The company, which was founded in 1998, says it had noted the increase in spam traffic in the weeks leading up to Christmas and New Year's in previous years, and that it was prepared for the increase in spam traffic this year.
Brightmail's statistics are accumulated from its Probe Network, which is described on the company's website as a collection of decoy email accounts that are specially designed to attract spam messages. The network has a "statistical reach" of over 100 million mailboxes, according to Brightmail.
All messages that land in the decoy email accounts are considered by Brightmail to be spam. The company uses the network of accounts to detect developing spam attacks and to create filter rules that its customers can use to block the spam from their own messaging servers.

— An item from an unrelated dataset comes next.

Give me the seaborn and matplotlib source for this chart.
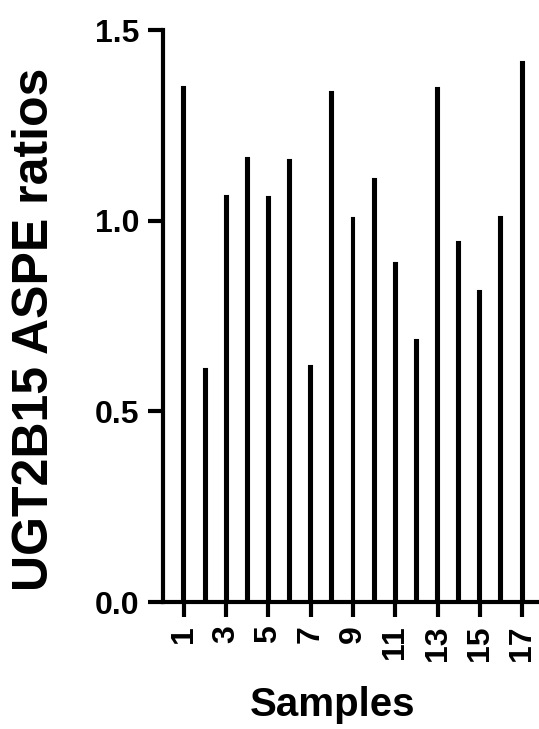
import matplotlib
matplotlib.use("Agg")
import matplotlib.pyplot as plt
import seaborn as sns
import pandas as pd

# values
samples = [str(i) for i in range(1, 18)]
ratios = [1.35, 0.61, 1.065, 1.165, 1.063, 1.16, 0.618, 1.337, 1.008,
          1.108, 0.89, 0.687, 1.348, 0.945, 0.815, 1.01, 1.415]
tick_labels = ["1", "3", "5", "7", "9", "11", "13", "15", "17"]
y_ticks = [0.0, 0.5, 1.0, 1.5]

df = pd.DataFrame({"Samples": samples, "ratio": ratios})

sns.set_theme(style="ticks")
plt.rcParams["font.family"] = ["Liberation Sans", "DejaVu Sans"]
plt.rcParams["font.weight"] = "bold"
plt.rcParams["text.color"] = "black"
plt.rcParams["axes.labelcolor"] = "black"
plt.rcParams["xtick.color"] = "black"
plt.rcParams["ytick.color"] = "black"

fig = plt.figure(figsize=(5.39, 7.29), dpi=100)
ax = fig.add_axes([163 / 539, 1 - 602 / 729, 1 - 163 / 539, (602 - 30) / 729])

sns.barplot(data=df, x="Samples", y="ratio", color="black", width=0.14,
            saturation=1, edgecolor="black", linewidth=1.5, ax=ax)

ax.set_xlim(-0.99, 16.8)
ax.set_ylim(0, 1.5)
ax.set_yticks(y_ticks)
ax.set_yticklabels([f"{t:.1f}" for t in y_ticks], fontsize=23, fontweight="bold")
ax.set_xticks(range(0, 17, 2))
ax.set_xticklabels(tick_labels, rotation=90, fontsize=23, fontweight="bold")

for s in ["top", "right"]:
    ax.spines[s].set_visible(False)
for s in ["left", "bottom"]:
    ax.spines[s].set_linewidth(3)
    ax.spines[s].set_color("black")
ax.tick_params(axis="both", length=11, width=3, color="black", pad=6,
               labelcolor="black")

ax.set_xlabel("Samples", fontsize=29, fontweight="bold", color="black")
ax.xaxis.set_label_coords(0.452, -0.147)
ax.set_ylabel("UGT2B15 ASPE ratios", fontsize=36, fontweight="bold", color="black")
ax.yaxis.set_label_coords(-0.28, 0.476)

fig.savefig("out.png", dpi=100)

Brightmail did not offer any explanation or theories about the uptick in spam traffic during the holidays.
The flood of spam traffic generally dies down after the New Years holiday, according to Brightmail. However, that respite may be short-lived.
Brightmail predicted a continued increase in the volume of spam during 2003. Spam already made up 40% of all internet email traffic in 2002, up from just 8% of email traffic in 2001, the company says.
Statistics released by Brightmail show that of the more that 5.5 million unique spam messages detected by the company in November, more than 75% were solicitations for consumer products, financial services, and adult content.
The remaining 25% of spam messages were linked to online scams or offered information on health, spiritual, leisure and other topics, according to Brightmail.